Labor peace has broken out across the country, and all it took was the nastiest recession since the end of World War II to spawn it.
Bureau of Labor Statistics numbers show major work stoppages — defined as those when 1,000 workers or more go on strike or are locked out — dropped 95 percent this year compared with last year and are at their lowest level since the government began keeping a tally in the 1940s.
“It is the economy. Right now, people are just desperately holding onto their jobs,” said Charles B. Craver, a labor law professor at George Washington University.
Labor unions have been in decline for decades as a percentage of the work force and have been losing power over that time, but they had hoped an Obama presidency could help them recover lost ground. For now, though, it appears that test will have to wait until after the economy rebounds and employers and employees are ready to start sparring again.
“I think you can say that everybody’s anxious to keep labor peace right now with the economy being where it is and employment where it is,” said Gordon Pavy, the AFL-CIO’s director of collective bargaining.
Previous recessions saw drops in work stoppages, but nothing like the complete halt of this current recession.
From November 2008 through May, BLS didn’t record a single major work stoppage, and since May, there have been just three. Altogether, just 73,500 workdays have been lost to major stoppages through September. In the first nine months of 2008, there had been 14 major strikes or lockouts, costing 1.4 million workdays.
Mr. Pavy said not to draw long-term conclusions about the health of collective bargaining from these numbers. He said stoppages go in cycles and part of the explanation for the current drop is that there aren’t many big contracts up this year.

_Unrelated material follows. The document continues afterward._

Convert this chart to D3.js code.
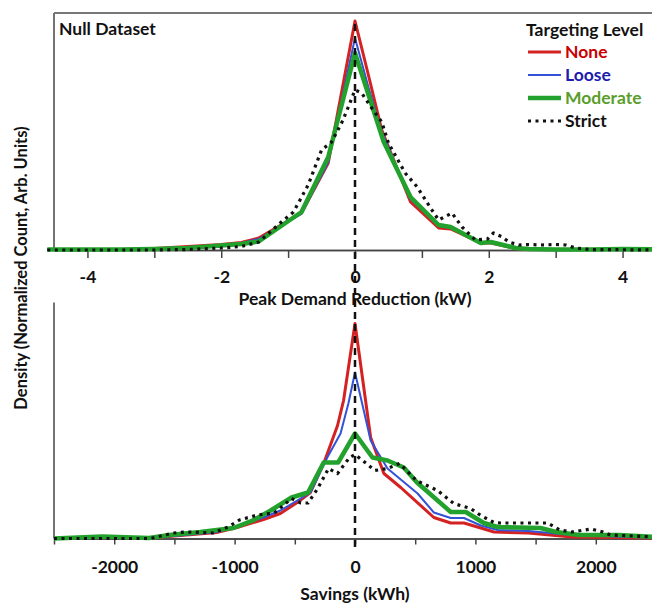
<!DOCTYPE html>
<html lang="en">
<head>
<meta charset="utf-8">
<title>Null Dataset</title>
<style>
  body { margin: 0; background: #fff; }
  svg text { font-family: Lato, "Open Sans", sans-serif; font-weight: bold; }
  .axis .domain { stroke: #444; stroke-width: 1.5; }
  .axis line { stroke: #444; stroke-width: 1.5; }
</style>
</head>
<body>
<script src="https://d3js.org/d3.v7.min.js"></script>
<svg id="chart" width="652" height="605"></svg>
<script>
  // ---- data (density in arbitrary units) ----
  const seriesNames = ["None", "Loose", "Moderate", "Strict"];

  // top panel: peak demand reduction (kW)
  const topNone = [[-4.6,0.5],[-4,0.5],[-3.5,0.5],[-3,1.5],[-2.5,3.5],[-2,5.5],[-1.7,7.5],[-1.44,12],[-0.8,37],[-0.4,87],[0,229],[0.2,175],[0.4,120],[0.83,48],[1.25,22],[1.43,21],[1.88,7],[2.03,7],[2.4,1.5],[2.6,0.5],[4.6,0.5]];
  const topLoose = [[-4.6,0.5],[-4,0.5],[-3.5,0.5],[-3,1.5],[-2.5,3],[-2,5],[-1.7,7],[-1.44,11],[-0.8,36],[-0.4,88],[0,212],[0.2,163],[0.4,118],[0.83,51],[1.25,24],[1.43,22],[1.88,8],[2.03,7.5],[2.4,1.5],[2.6,0.5],[4.6,0.5]];
  const topModerate = [[-4.6,0.5],[-4,0.5],[-3.5,0.5],[-3,1],[-2.5,2],[-2,4.5],[-1.7,6],[-1.44,8.5],[-0.8,38],[-0.4,93],[0,197],[0.43,108],[0.83,53],[1.25,25],[1.43,23],[1.88,7],[2.03,8],[2.4,2],[2.6,1],[3,0.5],[3.5,0.5],[4,1],[4.6,0.5]];
  const topStrict = [[-4.6,0],[-3,0],[-2.5,0.5],[-2,2],[-1.7,3.5],[-1.44,8],[-1.1,28],[-0.92,38],[-0.7,65],[-0.5,100],[-0.35,108],[-0.2,127],[-0.1,143],[0,160],[0.1,157],[0.25,142],[0.4,128],[0.5,107],[0.75,77],[0.93,63],[1.12,43],[1.25,30],[1.45,37],[1.6,23],[1.8,10],[1.98,11],[2.07,17],[2.2,13],[2.3,8],[2.45,5],[2.6,5.5],[2.8,5],[3.0,5.5],[3.15,5],[3.3,2],[3.5,0.5],[4.6,0]];

  // bottom panel: savings (kWh)
  const botNone = [[-2500,0],[-2100,1.5],[-1700,0.5],[-1500,2.5],[-1150,6],[-980,11],[-760,19],[-620,25],[-480,36],[-370,46],[-260,75],[-145,113],[-95,138],[0,215],[130,101],[240,65],[380,51],[655,21],[795,15.5],[905,15.5],[1045,10.5],[1155,6.5],[1440,5.5],[1800,1.5],[2500,0.5]];
  const botLoose = [[-2500,0],[-2100,1.5],[-1700,0.5],[-1500,2.5],[-1150,6.5],[-980,12],[-760,21],[-620,28],[-480,38],[-370,46],[-230,81],[-120,105],[-55,135],[0,166],[130,98],[270,70],[520,45],[655,26],[795,20.5],[905,20.5],[1045,13],[1185,8.5],[1440,7.5],[1800,3.5],[2500,0.5]];
  const botModerate = [[-2500,0],[-2100,2],[-1710,0.5],[-1540,3.5],[-1285,6.5],[-1010,10.5],[-850,18],[-700,28],[-527,41],[-390,46],[-260,76],[-140,76],[0,105],[145,81],[270,78],[405,71],[515,56],[795,26.5],[920,26.5],[1070,15.5],[1185,11.5],[1540,10.5],[1670,6.5],[1865,3.5],[2190,3.5],[2500,1.5]];
  const botStrict = [[-2500,0],[-1700,0],[-1510,5.5],[-1400,6.5],[-1180,5.5],[-1055,11.5],[-960,18.5],[-810,23.5],[-670,25.5],[-527,40],[-450,35.5],[-390,35.5],[-310,50],[-220,70],[-145,65],[-45,81],[0,84],[95,75],[165,68],[270,70],[370,75],[510,58],[685,48],[820,35],[960,30],[1045,23],[1155,16],[1210,15.5],[1600,15.5],[1700,8.5],[1800,6.5],[1960,9.5],[2060,6.5],[2120,3.5],[2500,1.5]];

  const topMajor = [-4, -2, 0, 2, 4];
  const topMinor = [-3, -1, 1, 3];
  const botMajor = [-2000, -1000, 0, 1000, 2000];
  const botMinor = [-2500, -1500, -500, 500, 1500];

  // ---- styles ----
  const lineColor = { None: "#d42222", Loose: "#3352d6", Moderate: "#22a22c", Strict: "#111" };
  const textColor = { None: "#cc0000", Loose: "#1c1cae", Moderate: "#5a9e2c", Strict: "#111" };
  const lineWidth = { None: 3, Loose: 2, Moderate: 4.5, Strict: 3.2 };
  const dash = { Strict: "3,4.5" };

  const svg = d3.select("#chart");
  const left = 54, right = 656;

  const panels = [
    { data: [topNone, topLoose, topModerate, topStrict], dom: [-4.5, 4.5], base: 250, top: 13, hmax: 237,
      major: topMajor, minor: topMinor, tick: 8, pad: 13, label: "Peak Demand Reduction (kW)", labelY: 305, frameTop: true },
    { data: [botNone, botLoose, botModerate, botStrict], dom: [-2500, 2500], base: 538.5, top: 302.5, hmax: 236,
      major: botMajor, minor: botMinor, tick: 6, pad: 16, label: "Savings (kWh)", labelY: 600, frameTop: false }
  ];

  panels.forEach(p => {
    const x = d3.scaleLinear().domain(p.dom).range([left, right]);
    const y = d3.scaleLinear().domain([0, p.hmax]).range([p.base, p.top]);
    p.x = x;

    // left frame line
    svg.append("line")
      .attr("x1", left).attr("x2", left)
      .attr("y1", p.top).attr("y2", p.base)
      .attr("stroke", "#444").attr("stroke-width", 1.5);
    if (p.frameTop) {
      svg.append("line")
        .attr("x1", left).attr("x2", 652)
        .attr("y1", p.top).attr("y2", p.top)
        .attr("stroke", "#777").attr("stroke-width", 2);
    }

    // axes
    svg.append("g").attr("class", "axis")
      .attr("transform", `translate(0,${p.base})`)
      .call(d3.axisBottom(x).tickValues(p.minor).tickSize(p.tick).tickSizeOuter(0).tickFormat(""));
    const ax = svg.append("g").attr("class", "axis")
      .attr("transform", `translate(0,${p.base})`)
      .call(d3.axisBottom(x).tickValues(p.major).tickSize(p.tick).tickSizeOuter(0).tickPadding(p.pad)
        .tickFormat(d => d < 0 ? "-" + Math.abs(d) : d));
    ax.selectAll("text").attr("font-size", 17.5).attr("fill", "#111");

    svg.append("text")
      .attr("x", x(0)).attr("y", p.labelY)
      .attr("text-anchor", "middle")
      .attr("font-size", 17.5).attr("fill", "#111")
      .text(p.label);

    const line = d3.line().x(d => x(d[0])).y(d => y(d[1]));
    seriesNames.forEach((name, i) => {
      svg.append("path")
        .datum(p.data[i])
        .attr("d", line)
        .attr("fill", "none")
        .attr("stroke", lineColor[name])
        .attr("stroke-width", lineWidth[name])
        .attr("stroke-linejoin", "round")
        .attr("stroke-dasharray", dash[name] || null);
    });
  });

  // dashed zero line through both panels
  svg.append("line")
    .attr("x1", panels[0].x(0)).attr("x2", panels[0].x(0))
    .attr("y1", 24).attr("y2", 548)
    .attr("stroke", "#111").attr("stroke-width", 2.5)
    .attr("stroke-dasharray", "7,5");

  // title
  svg.append("text")
    .attr("x", 59).attr("y", 35)
    .attr("font-size", 17.5).attr("fill", "#111")
    .text("Null Dataset");

  // y label
  svg.append("text")
    .attr("transform", "translate(27,268) rotate(-90)")
    .attr("text-anchor", "middle")
    .attr("font-size", 16.5).attr("fill", "#111")
    .text("Density (Normalized Count, Arb. Units)");

  // legend
  const lg = svg.append("g").attr("transform", "translate(526,0)");
  lg.append("text").attr("x", 0).attr("y", 36)
    .attr("font-size", 17.5).attr("fill", "#111").text("Targeting Level");
  const legendY = [52, 75, 98, 121];
  seriesNames.forEach((name, i) => {
    lg.append("line")
      .attr("x1", 2).attr("x2", 35)
      .attr("y1", legendY[i]).attr("y2", legendY[i])
      .attr("stroke", lineColor[name])
      .attr("stroke-width", lineWidth[name])
      .attr("stroke-dasharray", dash[name] || null);
    lg.append("text")
      .attr("x", 39).attr("y", legendY[i])
      .attr("dy", "0.36em")
      .attr("font-size", 17.5)
      .attr("fill", textColor[name])
      .text(name);
  });
</script>
</body>
</html>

He also said most of the big stoppages usually occur in manufacturing, such as the automobile industry. But workers at General Motors Co. and Chrysler Group LLC agreed to no-strike clauses through 2015 as part of the government bailout.
Another complication is that unions are doing best among government workers at the federal, state and local levels, where 36.8 percent are unionized, according to BLS statistics for 2008. In the private sector, just 7.6 percent are. Indeed, unions in 2008 experienced a rare overall membership uptick, primarily because of an increase in public-sector unionization.
However, many government employees, such as police and firefighters, are prevented from striking because they are deemed essential public safety employees.
Patrick Semmens, legal information director for the National Right to Work Foundation, which defends workers’ freedom not to join unions, said unions’ tactics have changed as well. He said members want to shy away from confrontational stoppages, and the organizers have listened.
As a result, picket lines more often are for unions trying to get new businesses organized and add new members, rather than lines of workers on strike against an employer.
“There’s basically zero incentive for unions maybe to call these types of strikes over wages and things like that. That just means they’re not going to collect dues if the workers go out on strike, versus the way to keep the ATM paying is workers keep working,” Mr. Semmens said.
Mr. Craver also sees a broader trend in underlying balances of power. The numbers bear it out: In the 1970s, more than 250 million workdays were lost to work stoppages. That dropped to less than 120 million work days in the 1980s, about 46 million in the 1990s, and to about 37 million nearing the end of this decade.
“What it really demonstrates to me is the tremendous shift in power from what used to be the power unions had, and the workers, to the power of the employer,” Mr. Craver said.
He said that balance-of-power debate is spilling into Congress in the fight over the Employee Free Choice Act, a bill unions have deemed their top priority because it would make it easier for unions to form.